What’s a merchant cash advance

This is a tool to grow your business. Like any loan, or financial instrument, it has it’s benefits and drawbacks. Before you reach out for a merchant cash advance, you need to be aware of how it works, and consider the pro’s and con’s. Merchant cash advances aren’t based on your business credit. You will qualify for a merchant cash advance as long as you have a recurring debit, or credit, sale. The more credit card business you have, the larger the cash advance can be. It’s important to know that the more business you have, the greater the merchant cash advance can be, and the more you can borrow. The good thing about merchant cash advances is the fact you don’t have to actively make payments. You agree that a fixed % of the revenue is withdrawn from your future credit card transaction deposits. This money goes straight to merchant cash advance company giving you the cash advance.

You can choose to make the money withdrawn on a daily, weekly, or monthly basis. This is negotiable, and depends on your typical operations. The good thing about this withdrawal structure is that it makes it affordable and custom to your unique business.

Merchant Cash Advance can help even if you have poor credit

Business credit is super important in life. The better your business credit is, the easier it is to get a small business loan in the future. In addition, the lowest your interest rate will be. Most lenders hate risk, and they want to make sure you can repay the loan you take. If you are “risky,” they will turn you down, or give you harsh terms. Bad credit can, and will, hinder your business when you need money. With that being said, you CAN get a small business loan with bad credit if you opt for a merchant cash advance. You’ll end up paying more money to borrow the money, but you’ll have it quickly. You can use the money however you want – which is extremely valuable in a pinch.

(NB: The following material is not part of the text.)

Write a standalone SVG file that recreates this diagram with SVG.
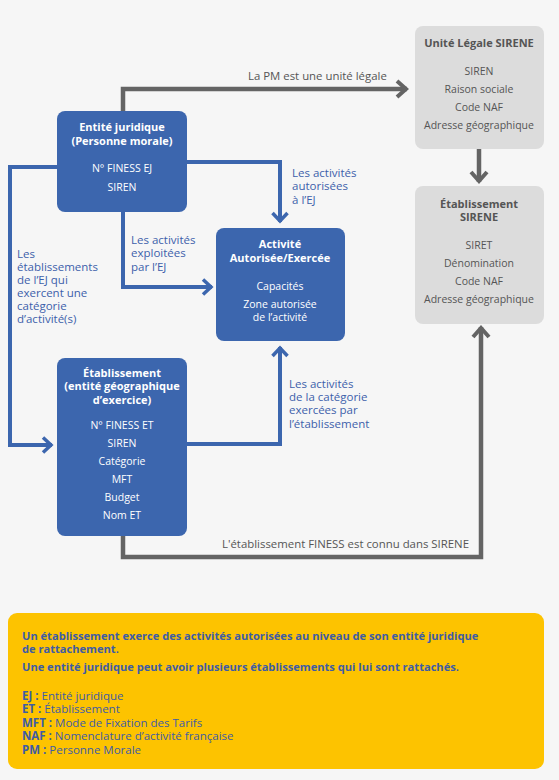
<svg xmlns="http://www.w3.org/2000/svg" width="559" height="780" viewBox="0 0 559 780">
<defs>
<style>
text{font-family:"Open Sans","Noto Sans",sans-serif;font-size:10.5px}
.bbox{fill:#3c66ae}
.gbox{fill:#dcdcdc}
.wt{fill:#ffffff;text-anchor:middle}
.gt{fill:#555555;text-anchor:middle}
.b{font-weight:bold}
.tt{font-size:11px}
.lbl{fill:#3d5fab;font-size:11.5px}
.glbl{fill:#555555;font-size:11.4px}
.bl{fill:none;stroke:#3c66ae;stroke-width:4}
.gl{fill:none;stroke:#646464;stroke-width:4.5}
.yt{fill:#3e5ca6;font-size:11.5px}
.yb{fill:#3e5ca6;font-size:11.1px;font-weight:bold}
</style>
<marker id="ab" markerUnits="userSpaceOnUse" viewBox="-14 -10 16 20" refX="0" refY="0" markerWidth="16" markerHeight="20" orient="auto">
<path d="M-9,-7.5 L-1,0 L-9,7.5" fill="none" stroke="#3c66ae" stroke-width="3.5"/>
</marker>
<marker id="ag" markerUnits="userSpaceOnUse" viewBox="-14 -10 16 20" refX="0" refY="0" markerWidth="16" markerHeight="20" orient="auto">
<path d="M-10,-8 L-1,0 L-10,8" fill="none" stroke="#646464" stroke-width="4"/>
</marker>
</defs>
<rect width="559" height="780" fill="#f6f6f6"/>

<g id="connectors">
<path class="gl" d="M123,113 V89 H407" marker-end="url(#ag)"/>
<path class="gl" d="M479,149 V182" marker-end="url(#ag)"/>
<path class="gl" d="M123,534 V557 H481 V327" marker-end="url(#ag)"/>
<path class="bl" d="M59,167 H10 V445 H52" marker-end="url(#ab)"/>
<path class="bl" d="M185,162 H280 V222" marker-end="url(#ab)"/>
<path class="bl" d="M123,210 V287 H212" marker-end="url(#ab)"/>
<path class="bl" d="M185,444 H280 V347" marker-end="url(#ab)"/>
<text class="glbl" x="248" y="80">La PM est une unité légale</text>
<text class="glbl" x="469" y="548" text-anchor="end">L'établissement FINESS est connu dans SIRENE</text>
<text class="lbl"><tspan x="292" y="177">Les activités</tspan><tspan x="292" y="190">autorisées</tspan><tspan x="292" y="204">à l’EJ</tspan></text>
<text class="lbl"><tspan x="131" y="244">Les activités</tspan><tspan x="131" y="257">exploitées</tspan><tspan x="131" y="271">par l’EJ</tspan></text>
<text class="lbl"><tspan x="17" y="258">Les</tspan><tspan x="17" y="271">établissements</tspan><tspan x="17" y="284">de l’EJ qui</tspan><tspan x="17" y="297">exercent une</tspan><tspan x="17" y="310">catégorie</tspan><tspan x="17" y="323">d’activité(s)</tspan></text>
<text class="lbl"><tspan x="289" y="388">Les activités</tspan><tspan x="289" y="401">de la catégorie</tspan><tspan x="289" y="414">exercées par</tspan><tspan x="289" y="428">l’établissement</tspan></text>
</g>

<g id="ej">
<rect class="bbox" x="57" y="111" width="130" height="101" rx="8"/>
<text class="wt b tt" x="122" y="131">Entité juridique</text>
<text class="wt b tt" x="122" y="145">(Personne morale)</text>
<text class="wt" x="122" y="172">N° FINESS EJ</text>
<text class="wt" x="122" y="191">SIREN</text>
</g>

<g id="unite-legale">
<rect class="gbox" x="415" y="26" width="129" height="123" rx="8"/>
<text class="gt b tt" x="479" y="47">Unité Légale SIRENE</text>
<text class="gt" x="479" y="75">SIREN</text>
<text class="gt" x="479" y="93">Raison sociale</text>
<text class="gt" x="479" y="111">Code NAF</text>
<text class="gt" x="479" y="129">Adresse géographique</text>
</g>

<g id="etab-sirene">
<rect class="gbox" x="415" y="186" width="129" height="138" rx="8"/>
<text class="gt b tt" x="479" y="208">Établissement</text>
<text class="gt b tt" x="479" y="221">SIRENE</text>
<text class="gt" x="479" y="249">SIRET</text>
<text class="gt" x="479" y="267">Dénomination</text>
<text class="gt" x="479" y="285">Code NAF</text>
<text class="gt" x="479" y="303">Adresse géographique</text>
</g>

<g id="activite">
<rect class="bbox" x="216" y="228" width="129" height="113" rx="8"/>
<text class="wt b tt" x="280" y="248">Activité</text>
<text class="wt b tt" x="280" y="262">Autorisée/Exercée</text>
<text class="wt" x="280" y="290">Capacités</text>
<text class="wt" x="280" y="308">Zone autorisée</text>
<text class="wt" x="280" y="321">de l’activité</text>
</g>

<g id="etablissement">
<rect class="bbox" x="57" y="358" width="130" height="178" rx="8"/>
<text class="wt b tt" x="122" y="377">Établissement</text>
<text class="wt b tt" x="122" y="390">(entité géographique</text>
<text class="wt b tt" x="122" y="404">d’exercice)</text>
<text class="wt" x="122" y="429">N° FINESS ET</text>
<text class="wt" x="122" y="447">SIREN</text>
<text class="wt" x="122" y="465">Catégorie</text>
<text class="wt" x="122" y="483">MFT</text>
<text class="wt" x="122" y="501">Budget</text>
<text class="wt" x="122" y="519">Nom ET</text>
</g>

<g id="note">
<rect x="8" y="613" width="536" height="156" rx="9" fill="#fdc300"/>
<text class="yb" x="22" y="640">Un établissement exerce des activités autorisées au niveau de son entité juridique</text>
<text class="yb" x="22" y="653">de rattachement.</text>
<text class="yb" x="22" y="671">Une entité juridique peut avoir plusieurs établissements qui lui sont rattachés.</text>
<text class="yt" x="22" y="700"><tspan class="b">EJ :</tspan> Entité juridique</text>
<text class="yt" x="22" y="713"><tspan class="b">ET :</tspan> Établissement</text>
<text class="yt" x="22" y="727"><tspan class="b">MFT :</tspan> Mode de Fixation des Tarifs</text>
<text class="yt" x="22" y="740"><tspan class="b">NAF :</tspan> Nomenclature d’activité française</text>
<text class="yt" x="22" y="754"><tspan class="b">PM :</tspan> Personne Morale</text>
</g>
</svg>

The better your business credit is, the better terms you can get from people who are suppling you with goods and services. If your business credit is bad, then vendors will often ask you to pay cash up front. This can be a huge burden on your cash flow situation, but if a supplier sees a good credit rating – then they’re likely to give you the credit you need. Bottom line, good business credit will open doors for you. You can borrow more money, at cheaper rates.

How to fix your bad credit

The best way to build credit is borrow money, and pay it back timely and in full. Merchant cash advances are an opportunity to borrow money, even with bad credit. Compared to small business loans, it’s easier to repay a merchant cash advance. The quickest way you can get back on your way to good credit is to pay your debts consistently, in full, on time. Decrease your business credit card balance, which will have an immediate impact on your credit rating. It will reduce your debt ratio, and increase amount of available credit. Make an effort to pay bills timely. In some cases, it might behoove you to pay “earlier” than needed, just to make sure it’s paid.